# START OF Given data

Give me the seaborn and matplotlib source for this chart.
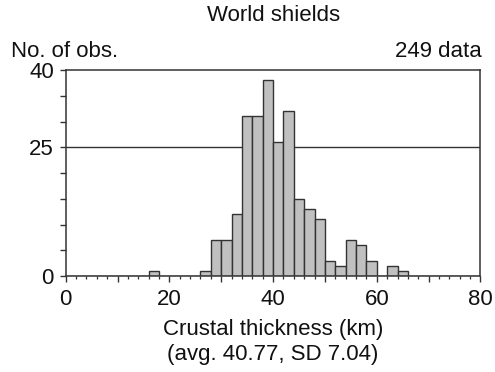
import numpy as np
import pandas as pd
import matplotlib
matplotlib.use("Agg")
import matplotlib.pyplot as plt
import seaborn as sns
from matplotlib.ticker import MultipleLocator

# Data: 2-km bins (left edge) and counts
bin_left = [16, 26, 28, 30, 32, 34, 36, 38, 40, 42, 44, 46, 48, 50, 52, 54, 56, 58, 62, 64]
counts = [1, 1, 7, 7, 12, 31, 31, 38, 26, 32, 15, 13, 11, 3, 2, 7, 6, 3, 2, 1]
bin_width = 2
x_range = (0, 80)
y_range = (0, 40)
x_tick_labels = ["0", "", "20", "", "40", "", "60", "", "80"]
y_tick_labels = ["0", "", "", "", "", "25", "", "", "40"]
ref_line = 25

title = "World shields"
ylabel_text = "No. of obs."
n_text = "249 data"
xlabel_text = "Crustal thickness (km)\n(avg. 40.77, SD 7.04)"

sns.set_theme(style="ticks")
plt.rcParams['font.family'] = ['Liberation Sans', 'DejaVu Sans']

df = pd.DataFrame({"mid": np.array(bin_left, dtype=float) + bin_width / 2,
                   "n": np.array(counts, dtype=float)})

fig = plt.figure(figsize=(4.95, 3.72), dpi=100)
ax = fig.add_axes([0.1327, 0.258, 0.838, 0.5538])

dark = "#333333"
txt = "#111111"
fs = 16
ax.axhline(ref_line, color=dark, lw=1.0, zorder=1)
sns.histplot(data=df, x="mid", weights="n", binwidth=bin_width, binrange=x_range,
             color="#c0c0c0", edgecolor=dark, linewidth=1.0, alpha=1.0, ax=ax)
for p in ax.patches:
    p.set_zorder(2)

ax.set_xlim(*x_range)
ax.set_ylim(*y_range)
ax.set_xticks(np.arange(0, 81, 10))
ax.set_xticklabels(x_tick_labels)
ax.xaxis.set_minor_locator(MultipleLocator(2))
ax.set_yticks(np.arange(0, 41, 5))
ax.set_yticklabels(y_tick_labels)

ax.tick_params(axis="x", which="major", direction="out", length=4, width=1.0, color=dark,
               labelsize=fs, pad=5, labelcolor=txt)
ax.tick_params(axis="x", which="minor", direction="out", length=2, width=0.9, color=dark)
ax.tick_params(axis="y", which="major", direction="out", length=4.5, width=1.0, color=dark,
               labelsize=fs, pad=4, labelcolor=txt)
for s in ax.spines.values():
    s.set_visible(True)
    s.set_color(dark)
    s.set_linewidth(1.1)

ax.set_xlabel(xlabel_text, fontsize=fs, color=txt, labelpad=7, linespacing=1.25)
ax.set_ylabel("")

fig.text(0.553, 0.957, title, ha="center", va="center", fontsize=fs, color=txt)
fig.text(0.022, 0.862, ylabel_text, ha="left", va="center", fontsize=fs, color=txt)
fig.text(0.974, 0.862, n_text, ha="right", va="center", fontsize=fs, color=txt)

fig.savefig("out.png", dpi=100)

# END OF Given data

** Instruction **
In this exercise, set down all of the data exactly, without the pictures.

** Complete answer **
Give me the seaborn and matplotlib source for this chart.
import numpy as np
import pandas as pd
import matplotlib
matplotlib.use("Agg")
import matplotlib.pyplot as plt
import seaborn as sns
from matplotlib.ticker import MultipleLocator

# Data: 2-km bins (left edge) and counts
bin_left = [16, 26, 28, 30, 32, 34, 36, 38, 40, 42, 44, 46, 48, 50, 52, 54, 56, 58, 62, 64]
counts = [1, 1, 7, 7, 12, 31, 31, 38, 26, 32, 15, 13, 11, 3, 2, 7, 6, 3, 2, 1]
bin_width = 2
x_range = (0, 80)
y_range = (0, 40)
x_tick_labels = ["0", "", "20", "", "40", "", "60", "", "80"]
y_tick_labels = ["0", "", "", "", "", "25", "", "", "40"]
ref_line = 25

title = "World shields"
ylabel_text = "No. of obs."
n_text = "249 data"
xlabel_text = "Crustal thickness (km)\n(avg. 40.77, SD 7.04)"

sns.set_theme(style="ticks")
plt.rcParams['font.family'] = ['Liberation Sans', 'DejaVu Sans']

df = pd.DataFrame({"mid": np.array(bin_left, dtype=float) + bin_width / 2,
                   "n": np.array(counts, dtype=float)})

fig = plt.figure(figsize=(4.95, 3.72), dpi=100)
ax = fig.add_axes([0.1327, 0.258, 0.838, 0.5538])

dark = "#333333"
txt = "#111111"
fs = 16
ax.axhline(ref_line, color=dark, lw=1.0, zorder=1)
sns.histplot(data=df, x="mid", weights="n", binwidth=bin_width, binrange=x_range,
             color="#c0c0c0", edgecolor=dark, linewidth=1.0, alpha=1.0, ax=ax)
for p in ax.patches:
    p.set_zorder(2)

ax.set_xlim(*x_range)
ax.set_ylim(*y_range)
ax.set_xticks(np.arange(0, 81, 10))
ax.set_xticklabels(x_tick_labels)
ax.xaxis.set_minor_locator(MultipleLocator(2))
ax.set_yticks(np.arange(0, 41, 5))
ax.set_yticklabels(y_tick_labels)

ax.tick_params(axis="x", which="major", direction="out", length=4, width=1.0, color=dark,
               labelsize=fs, pad=5, labelcolor=txt)
ax.tick_params(axis="x", which="minor", direction="out", length=2, width=0.9, color=dark)
ax.tick_params(axis="y", which="major", direction="out", length=4.5, width=1.0, color=dark,
               labelsize=fs, pad=4, labelcolor=txt)
for s in ax.spines.values():
    s.set_visible(True)
    s.set_color(dark)
    s.set_linewidth(1.1)

ax.set_xlabel(xlabel_text, fontsize=fs, color=txt, labelpad=7, linespacing=1.25)
ax.set_ylabel("")

fig.text(0.553, 0.957, title, ha="center", va="center", fontsize=fs, color=txt)
fig.text(0.022, 0.862, ylabel_text, ha="left", va="center", fontsize=fs, color=txt)
fig.text(0.974, 0.862, n_text, ha="right", va="center", fontsize=fs, color=txt)

fig.savefig("out.png", dpi=100)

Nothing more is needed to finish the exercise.